There is a story of a Chasid who escaped death in a Nazi concentration camp when the fleeing Germans machine-gunned all the remaining inmates that had not already died. This man was fortunate enough to not have had any of the bullets hit him. When he later asked his Rebbe if his survival was not indeed a miracle, the Rebbe angrily told him that his survival was an accident. To think that it was a miracle would be tantamount to spitting on the graves of all the other victims who perished in the hail of Nazi bullets. Here again, in this story, there is a desire to "clear God" of any wrong doing by intimating that the death brought about by the Germans was His will.
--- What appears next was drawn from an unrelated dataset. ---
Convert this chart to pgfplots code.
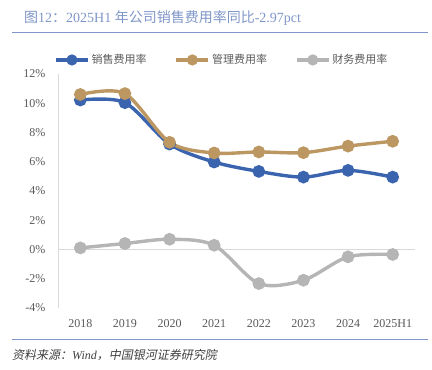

In deep tragedy, common sense won out over theology. Most of the time, it doesn't. Paul of Tarsus said that all men are sinners and that they cannot do anything righteous. Yet surely he saw, everyday of his life, people living righteous and decent lives. He ignored common sense and the sense of his own eyes in order to justify his theology.

Tragedy is a terrible thing, especially when it occurs on the scale of 9/11. For many people, it was preferable to believe that it was part of God's plan rather than that tragedies like these have no reason except the reason found in the hearts of the religious fundamentalists who perpetrated it. To them, it is intollerable to think that we have no absolute power over senseless and MEANINGLESS tragedy.

One last thing about this subject. While fundamentalist Christians were heaping blame on Americans for the tragedy of 9/11, many humbled Orthodox Jews of New York City were devoting their time ministering to the wounded and donating their blood, and saying Pslams in memory of the dead.